Quelque chose a pourtant changé depuis sa réélection en novembre et, surtout, depuis la nomination de John Kerry en lieu et place de Hillary Clinton, comme si Washington avait trouvé son second souffle. Certes, avec cinq déplacements dans la région en l’espace de trois mois, le nouveau secrétaire d’État américain n’a pas tout à fait rompu avec la « diplomatie des navettes ». Mais son approche, visant avant tout à rétablir un climat de confiance entre Israéliens et Palestiniens, diffère de celle de ses prédécesseurs. « Nous travaillons dur », reconnaît lui-même l’intéressé. Entre Jérusalem, Ramallah et Amman, John Kerry multiplie les trajets en hélicoptère et n’hésite pas à chambouler son emploi du temps s’il considère que sa mission peut aboutir. Le 29 juin, il fait ainsi annuler un dîner prévu à Abou Dhabi sur l’aide à apporter aux rebelles syriens pour pouvoir s’entretenir une nouvelle fois avec Benyamin Netanyahou et Mahmoud Abbas, qu’il avait déjà rencontrés la veille à deux reprises.
Thérapie
En trois jours, ses entretiens successifs avec le Premier ministre israélien et le chef de l’Autorité palestinienne auront duré près d’une dizaine d’heures. Signe de son dévouement presque sans limites, John Kerry privilégie des rendez-vous en tête à tête, à huis clos, allant jusqu’à refuser la présence de tiers à ses côtés. Bien que chargée du dossier palestinien, la ministre israélienne Tzipi Livni l’a appris à ses dépens en patientant longuement dans une pièce de l’hôtel David Citadel de Jérusalem – le 28 juin -, pendant que Netanyahou et Kerry discutaient des modalités de relance du processus de paix. De temps à autre, selon des témoins, un majordome lui faisait signe d’entrer dans la salle de réunion adjacente. D’où elle ressortait au bout de quelques minutes.
À l’image d’un psychologue, le secrétaire d’État américain est d’abord à l’écoute et, à chaque doute exprimé, il tente de rassurer son interlocuteur. « Avec Abbas et Netanyahou, il mène une sorte de thérapie de couple, même si les séances sont pour l’instant individuelles », relève l’éditorialiste politique du Haaretz, Barak Ravid. Quand il est interrogé sur sa méthode, John Kerry dit « avoir la diplomatie dans le sang » après vingt-huit années de loyaux services au sein de la commission des Affaires étrangères du Sénat. « Il croit au contact personnel, et son travail de défrichage est nécessaire pour relever un défi tel que la paix israélo-palestinienne », confirme Carol Giacomo dans les colonnes du New York Times.
Patience
Pour nombre d’observateurs, l’ancien candidat démocrate à la présidentielle accomplit sans pression mais avec détermination l’une des dernières missions de sa carrière politique. Au Proche-Orient, son leitmotiv se résume en deux mots : discrétion et efficacité. John Kerry évite sciemment les grandes annonces et ne se fixe guère d’échéance. « Ce qui compte, c’est qu’il y ait des progrès avant l’assemblée générale des Nations unies de septembre », plaide-t-il, comme pour s’éviter une cruelle désillusion.

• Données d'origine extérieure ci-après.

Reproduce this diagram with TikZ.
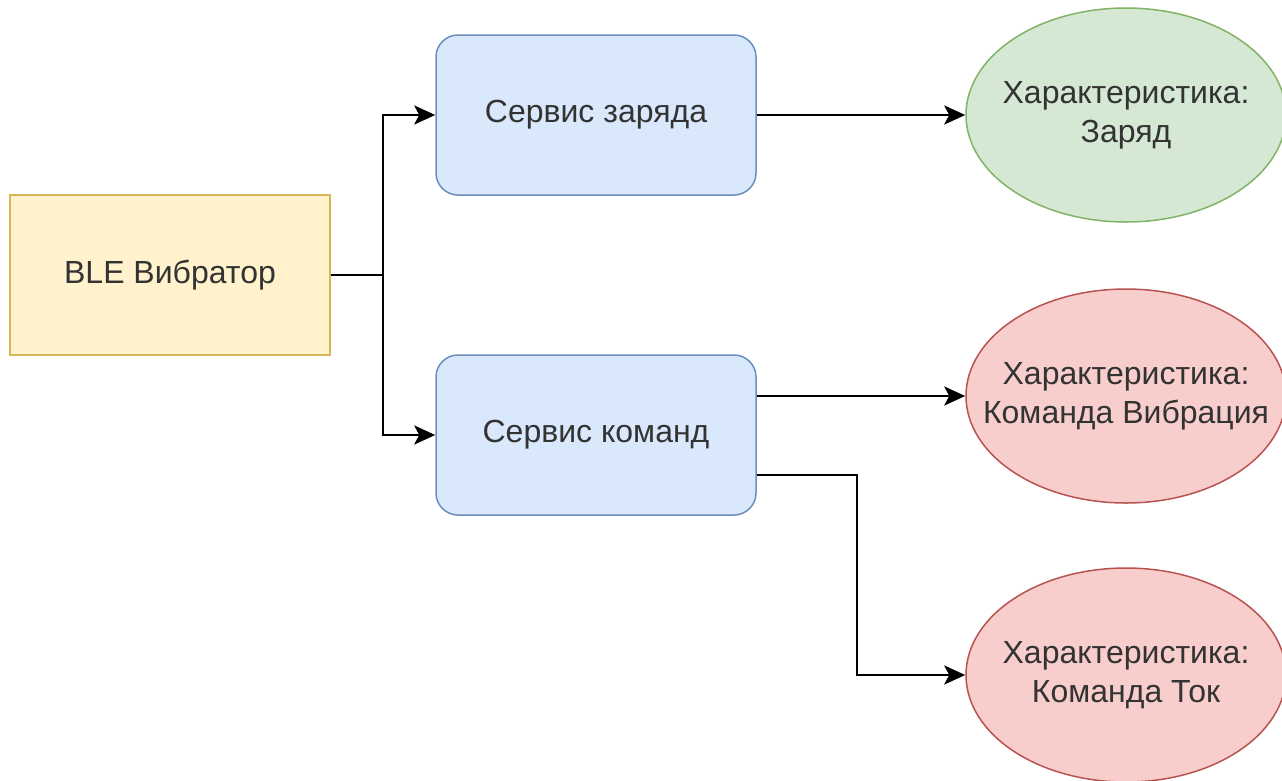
\documentclass[tikz,border=0pt]{standalone}
\usepackage{fontspec}
\setmainfont{Liberation Sans}
\usetikzlibrary{shapes.geometric,arrows.meta}
\definecolor{ylwfill}{HTML}{FFF2CC}\definecolor{ylwline}{HTML}{D6B656}
\definecolor{bluefill}{HTML}{DAE8FC}\definecolor{blueline}{HTML}{6C8EBF}
\definecolor{grnfill}{HTML}{D5E8D4}\definecolor{grnline}{HTML}{82B366}
\definecolor{redfill}{HTML}{F8CECC}\definecolor{redline}{HTML}{B85450}
\definecolor{txt}{HTML}{333333}
% one centred line that does not widen its node
\newcommand{\ctrline}[1]{\makebox[0pt]{#1}}
\tikzset{
  every node/.style={font=\fontsize{32}{39}\selectfont, text=txt, align=center, inner sep=0pt},
  device/.style={rectangle, draw=ylwline, fill=ylwfill, line width=1.5pt, minimum width=320pt, minimum height=160pt},
  service/.style={rectangle, rounded corners=22pt, draw=blueline, fill=bluefill, line width=1.5pt, minimum width=320pt, minimum height=160pt},
  charbase/.style={ellipse, line width=1.5pt, minimum width=320pt, minimum height=214pt},
  chargreen/.style={charbase, draw=grnline, fill=grnfill},
  charred/.style={charbase, draw=redline, fill=redfill},
  link/.style={line width=2.8pt, black, -{Stealth[length=21pt, width=19pt, inset=5pt]}},
  plain/.style={line width=2.8pt, black}
}
\begin{document}
\begin{tikzpicture}[x=1pt, y=-1pt]
  \useasboundingbox (0,0) rectangle (1282,780);
  \clip (0,0) rectangle (1282,780);
  \fill[white] (0,0) rectangle (1282,780);

  % blocks
  \node[device]  (ble)  at (170,275) {BLE Вибратор};
  \node[service] (chg)  at (596,115) {Сервис заряда};
  \node[service] (cmd)  at (596,435) {Сервис команд};
  \node[chargreen] (cz) at (1126,115) {\ctrline{Характеристика:}\\\ctrline{Заряд}};
  \node[charred]   (cv) at (1126,396) {\ctrline{Характеристика:}\\\ctrline{Команда Вибрация}};
  \node[charred]   (ct) at (1126,675) {\ctrline{Характеристика:}\\\ctrline{Команда Ток}};

  % device to services
  \coordinate (split) at (383,275);
  \draw[plain] (ble.east) -- (split);
  \draw[link] (split) |- (chg.west);
  \draw[link] (split) |- (cmd.west);

  % services to characteristics
  \draw[link] (chg.east) -- (cz.west);
  \draw[link] (cmd.east |- cv.west) -- (cv.west);
  \coordinate (cmdlow) at ([yshift=-40pt]cmd.east);
  \coordinate (bend) at (857,475);
  \draw[link] (cmdlow) -- (bend) |- (ct.west);
\end{tikzpicture}
\end{document}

Pour l’instant, aucune percée significative n’a été enregistrée. Il n’empêche, des rumeurs insistantes évoquent un retour imminent à la table des négociations, souhaité par le président palestinien Mahmoud Abbas. De son côté, Benyamin Netanyahou rejetterait toute condition préalable à la reprise du dialogue, en particulier le gel de la colonisation, mais aurait fait savoir qu’il serait disposé à évacuer 90 % de la Cisjordanie.
Si l’on considère que la patience est une vertu essentielle au Proche-Orient, Barack Obama a peut-être fait un choix judicieux en misant sur la personnalité et l’expérience de John Kerry. « Je sais que vous allez être un formidable secrétaire d’État », avait-il lancé à son protégé lors de son intronisation en janvier.